EXERCISE: Only the lines from the start of the data to the line containing "41.1, 47.2, 49.1]", both included, should be output, exactly and without pictures.

--- MATERIAL ---

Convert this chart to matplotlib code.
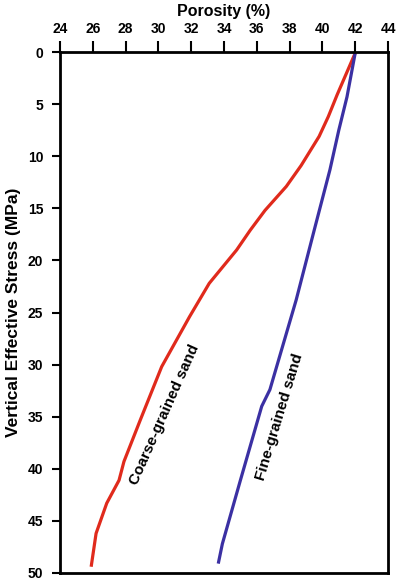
import matplotlib
matplotlib.use("Agg")
import matplotlib.pyplot as plt

plt.rcParams['font.family'] = ['Liberation Sans', 'DejaVu Sans']

coarse_porosity = [42.0, 40.9, 40.36, 39.8, 38.7, 37.8, 36.5, 35.6, 34.77, 33.1, 31.9, 30.2, 28.9, 27.9, 27.6, 26.85, 26.2, 25.9]
coarse_stress = [0.1, 4.1, 6.2, 8.1, 10.9, 12.9, 15.2, 17.1, 19.0, 22.2, 25.4, 30.2, 35.3, 39.3, 41.1, 43.3, 46.2, 49.4]

fine_porosity = [42.0, 41.5, 41.0, 40.46, 39.5, 38.4, 36.8, 36.3, 35.0, 33.9, 33.65]
fine_stress = [0.1, 4.3, 7.5, 11.3, 17.1, 23.8, 32.4, 34.0, 41.1, 47.2, 49.1]

x_ticks = [24, 26, 28, 30, 32, 34, 36, 38, 40, 42, 44]
y_ticks = [0, 5, 10, 15, 20, 25, 30, 35, 40, 45, 50]

fig = plt.figure(figsize=(3.96, 5.8), dpi=100)
ax = fig.add_axes([60/396, 1-573/580, (388-60)/396, (573-52)/580])

ax.plot(coarse_porosity, coarse_stress, color='#e02a1c', lw=2.3, solid_capstyle='butt')
ax.plot(fine_porosity, fine_stress, color='#3b30a3', lw=2.3, solid_capstyle='butt')

ax.set_xlim(24, 44)
ax.set_ylim(50, 0)
ax.xaxis.tick_top()
ax.xaxis.set_label_position('top')
ax.set_xticks(x_ticks)
ax.set_yticks(y_ticks)
ax.set_xticklabels([str(t) for t in x_ticks], fontsize=10, fontweight='bold')
ax.set_yticklabels([str(t) for t in y_ticks], fontsize=10, fontweight='bold')
ax.tick_params(axis='x', direction='out', length=8, width=1.5, pad=3.5)
ax.tick_params(axis='y', direction='out', length=6, width=1.5, pad=6)
for s in ax.spines.values():
    s.set_linewidth(2)
ax.set_xlabel('Porosity (%)', fontsize=11.5, fontweight='bold', labelpad=4.5)
ax.set_ylabel('Vertical Effective Stress (MPa)', fontsize=12.5, fontweight='bold', labelpad=5)

ax.text(30.4, 34.8, 'Coarse-grained sand', rotation=66, ha='center', va='center',
        fontsize=11, fontweight='bold')
ax.text(37.4, 35.0, 'Fine-grained sand', rotation=73, ha='center', va='center',
        fontsize=11, fontweight='bold')

fig.savefig('out.png', dpi=100)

---

WORKED ANSWER:
Convert this chart to matplotlib code.
import matplotlib
matplotlib.use("Agg")
import matplotlib.pyplot as plt

plt.rcParams['font.family'] = ['Liberation Sans', 'DejaVu Sans']

coarse_porosity = [42.0, 40.9, 40.36, 39.8, 38.7, 37.8, 36.5, 35.6, 34.77, 33.1, 31.9, 30.2, 28.9, 27.9, 27.6, 26.85, 26.2, 25.9]
coarse_stress = [0.1, 4.1, 6.2, 8.1, 10.9, 12.9, 15.2, 17.1, 19.0, 22.2, 25.4, 30.2, 35.3, 39.3, 41.1, 43.3, 46.2, 49.4]

fine_porosity = [42.0, 41.5, 41.0, 40.46, 39.5, 38.4, 36.8, 36.3, 35.0, 33.9, 33.65]
fine_stress = [0.1, 4.3, 7.5, 11.3, 17.1, 23.8, 32.4, 34.0, 41.1, 47.2, 49.1]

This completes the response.